Chevette didn’t let go of the fingers on her leg. “What do you dream about, uncle?”
Soupspoon tried to remember the last time he actually heard his heart beating.
“I don’t know. I’m too old to be dreamin’ ’bout what’s gonna happen. When I dream it’s about what was.”
Chevette moved a little closer. She picked up his hand and held it in his lap.
“Um,” he said.
“What do you dream about the past?”
“I don’t know really. It’s like everything I did seems to be happenin’ all the time. Like things that was over start up again.”
“Like what do you mean? Like old friends?”

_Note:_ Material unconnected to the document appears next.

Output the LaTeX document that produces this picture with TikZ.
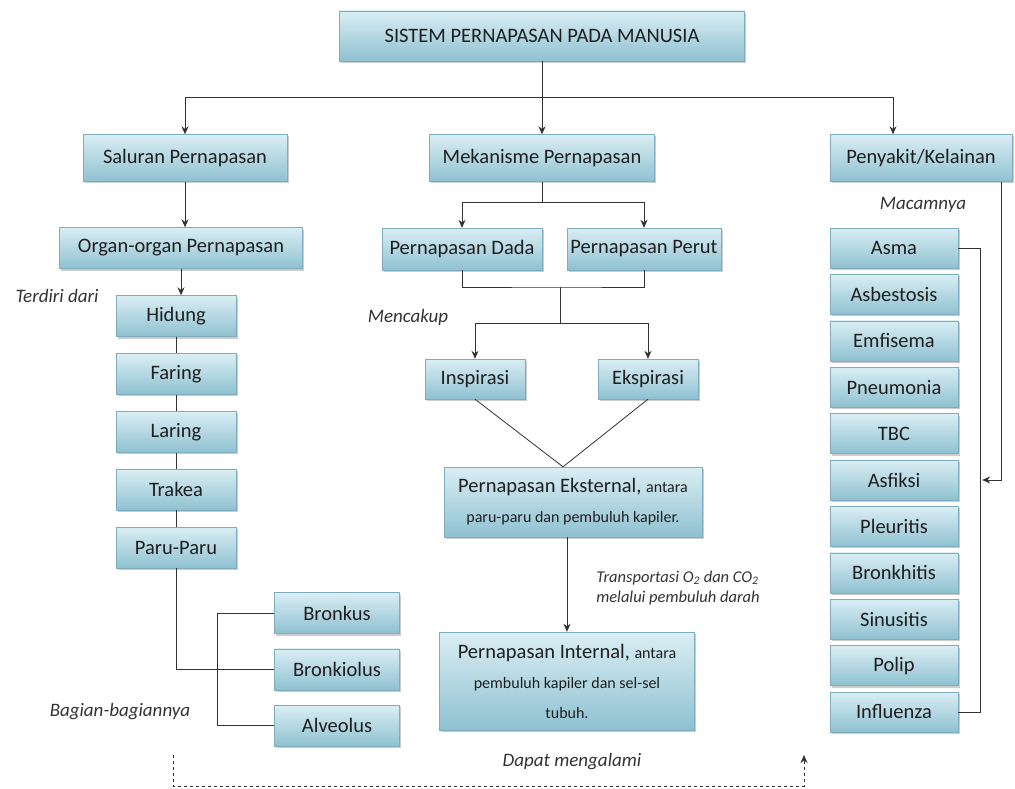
\documentclass[tikz,border=0pt]{standalone}
\usepackage{fontspec}
\setmainfont{Carlito}
\usepackage{tikz}
\usetikzlibrary{shapes,arrows,positioning,calc,shadows,arrows.meta}

\definecolor{boxtop}{HTML}{DAEEF4}
\definecolor{boxbot}{HTML}{8FC1D1}
\definecolor{boxline}{HTML}{80ADBD}
\definecolor{wire}{HTML}{333333}
\newcommand{\kecil}{\fontsize{16}{30}\selectfont}

\begin{document}
\begin{tikzpicture}[x=1pt, y=-1pt, node distance=6pt,
        block/.style={draw=boxline, rectangle, top color=boxtop, bottom color=boxbot, minimum height=41pt, align=center, inner sep=2pt, text=black!88, font=\fontsize{20.5}{30}\selectfont, drop shadow={shadow xshift=1.5pt, shadow yshift=-2pt, opacity=0.4}},
        organ/.style={block, minimum width=120pt},
        sick/.style={block, minimum width=128pt, minimum height=40pt},
        note/.style={font=\fontsize{19}{22}\selectfont\itshape, text=black!80},
        link/.style={draw=wire, line width=0.8pt},
        >={Stealth[length=8pt,width=7pt]}
    ]
        \useasboundingbox (0,0) rectangle (1015,789);

        \node [block, minimum width=405pt, minimum height=50pt] (title) at (542,36) {SISTEM PERNAPASAN PADA MANUSIA};
        \node [block, minimum width=204pt, minimum height=47pt] (salur) at (185,158) {Saluran Pernapasan};
        \node [block, minimum width=225pt, minimum height=47pt] (mek) at (542,158) {Mekanisme Pernapasan};
        \node [block, minimum width=182pt, minimum height=47pt] (peny) at (921,158) {Penyakit/Kelainan};

        \node [block, minimum width=243pt] (organ) at (181,248) {Organ-organ Pernapasan};
        \node [organ] (hidung) at (176,316) {Hidung};
        \node [organ, below=16.5pt of hidung] (faring) {Faring};
        \node [organ, below=16.5pt of faring] (laring) {Laring};
        \node [organ, below=16.5pt of laring] (trakea) {Trakea};
        \node [organ, below=16.5pt of trakea] (paru) {Paru-Paru};
        \node [block, minimum width=125pt] (bronkus) at (337,613) {Bronkus};
        \node [block, minimum width=125pt, below=15pt of bronkus] (bronkiolus) {Bronkiolus};
        \node [block, minimum width=125pt, below=15pt of bronkiolus] (alveolus) {Alveolus};

        \node [block, minimum width=160pt, minimum height=42pt] (dada) at (462,249) {Pernapasan Dada};
        \node [block, minimum width=154pt, minimum height=42pt] (perut) at (644,249) {Pernapasan Perut};
        \node [block, minimum width=100pt, minimum height=40pt] (insp) at (475,379) {Inspirasi};
        \node [block, minimum width=100pt, minimum height=40pt] (eksp) at (648,379) {Ekspirasi};
        \node [block, minimum width=258pt, minimum height=70pt] (ekst) at (573,502) {Pernapasan Eksternal, {\kecil antara}\\{\kecil paru-paru dan pembuluh kapiler.}};
        \node [block, minimum width=255pt, minimum height=98pt] (intl) at (567,681) {Pernapasan Internal, {\kecil antara}\\{\kecil pembuluh kapiler dan sel-sel}\\{\kecil tubuh.}};

        \node [sick] (asma) at (894,248) {Asma};
        \node [sick, below=of asma] (asbes) {Asbestosis};
        \node [sick, below=of asbes] (emfi) {Emfisema};
        \node [sick, below=of emfi] (pneu) {Pneumonia};
        \node [sick, below=of pneu] (tbc) {TBC};
        \node [sick, below=of tbc] (asfiksi) {Asfiksi};
        \node [sick, below=of asfiksi] (pleu) {Pleuritis};
        \node [sick, below=of pleu] (bronkh) {Bronkhitis};
        \node [sick, below=of bronkh] (sinus) {Sinusitis};
        \node [sick, below=of sinus] (polip) {Polip};
        \node [sick, below=of polip] (influ) {Influenza};

        \node [note] (terdiri) at (57,296) {Terdiri dari};
        \node [note] (cakup) at (408,317) {Mencakup};
        \node [note] (macam) at (923,205) {Macamnya};
        \node [note] (bagian) at (120,712) {Bagian-bagiannya};
        \node [note, font=\fontsize{16.5}{20}\selectfont\itshape, align=left] (trans) at (678,588) {Transportasi O\textsubscript{2} dan CO\textsubscript{2}\\melalui pembuluh darah};
        \node [note] (dapat) at (572,762) {Dapat mengalami};

        \coordinate (top) at (542,97);
        \coordinate (mid) at (542,202);
        \coordinate (join) at (560,287);
        \coordinate (fork) at (560,323);
        \coordinate (dstart) at (173,755);
        \coordinate (dend) at (804,755);

        \draw [link, ->] (title.south) -- (mek.north);
        \draw [link, ->] (top) -| (salur.north);
        \draw [link, ->] (top) -| ([xshift=-28pt]peny.north);
        \draw [link, ->] (salur.south) -- (salur.south |- organ.north);
        \draw [link, ->] (organ.south) -- (organ.south |- hidung.north);
        \draw [link] (hidung) -- (faring);
        \draw [link] (faring) -- (laring);
        \draw [link] (laring) -- (trakea);
        \draw [link] (trakea) -- (paru);
        \draw [link] (paru.south) |- (bronkiolus.west);
        \draw [link] (bronkus.west) -- ++(-57,0) |- (alveolus.west);

        \draw [link] (mek.south) -- (mid);
        \draw [link, ->] (mid) -| (dada.north);
        \draw [link, ->] (mid) -| (perut.north);
        \draw [link] (dada.south) |- (join) -| (perut.south);
        \draw [link] (join) -- (fork);
        \draw [link, ->] (fork) -| (insp.north);
        \draw [link, ->] (fork) -| (eksp.north);
        \draw [link] (insp.south) -- ([xshift=-10pt]ekst.north) -- (eksp.south);
        \draw [link, ->] (ekst.south -| intl.north) -- (intl.north);

        \draw [link] (asma.east) -- ++(22,0) |- (influ.east);
        \draw [link, ->] ([xshift=-11pt]peny.south east) |- ([xshift=24pt]asfiksi.east);

        \draw [link, dashed, ->] (dstart) -- ++(0,31) -| (dend);
    \end{tikzpicture}
\end{document}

“I knowed a man name of Robert Johnson,” he said, and he felt that he’d said that same thing over and over, day and night, for his whole life. He said it to the crowds of people in smoky clubs all around the blues circuit in Chicago, Cleveland, Pittsburgh, Miami, Los Angeles, Seattle, and a hundred other places that all looked the same. He said it in the morning when he watched himself in the mirror; and on the toilet when he grunted and strained and needed something in his mind to hold on to. He said it to himself when walking down some familiar street in a strange town. He’d said it to Mavis Spivey when she was talking about the loss of her only son.
“What, uncle?” Chevette said. Her face was closer to his now. The back of her hand rested on his half-hard thing. He put his hand to the back of her neck.
“I wanna cry,” he said.
“How come?”
“You got a nice face, Chevette. Big ole eyes and kissy lips...”
Chevette leaned forward to kiss him lightly. He felt the pressure of her hand and sat there for the longest single moment he ever felt in his long life. He didn’t even want to breathe because breathing distracted him from this beautiful girl.
“Tell ’bout your friend,” she whispered.
“Just a lazy nigger is all. Lazy nigger could play music that was brand new.”
“Did you like him?”
“I loved him, Chevette. And when he died it broke my heart to know that he was gone. ’Cause you know livin’ weren’t the thing when I was young man comin’ up. Livin’ was bein’ a slave. An’ all you could really do was lose yo’self in whiskey, women, and the blues. An’ when you got tired’a that it was time to die. An’ the onliest man I ever met who could face that truth and still be a man was Robert Johnson.”
“He was brave, your friend?”
“It wasn’t that so much but he never let himself know that he was scared. He had somethin’ t’hold on to.”
“What was that?” She turned her hand around to hold on to him. When his eyes got big she grinned.
“I don’t know.”
“How long ago did he die?”
“Fifty years this year.”
“Fifty? Damn, that’s how old my grandmother is.”
Their hands began moving together. A girl of eighteen and a man who could have sired her grandmother. They kissed and she wasn’t sad. He moved his soft leathery hands on her young skin and she trembled for him.
“You a virgin, girl?”
Chevette shook her head to say that she was not. She didn’t like to stick her tongue in his mouth but she took his thing out of his pants and stroked it.
“Go over and get that bottle’a wine,” he said.
She did as she was told but first she took off the torn shirt top and cutoff jeans. Then she poured out a glass of wine and blew out all of the candles except for one. She brought the wine and the candle back to him.
She dipped her right hand into the glass and then let the liquor dribble from her fingers into Soupspoon’s open mouth. With her left hand she guided his only half-solid cock up and down until she finally got it in.
Between the tastes of wine from her hand Soupspoon told the girl how pretty she was and how wonderful she was. He told her that she was young and beautiful and generous and he meant every word that he said.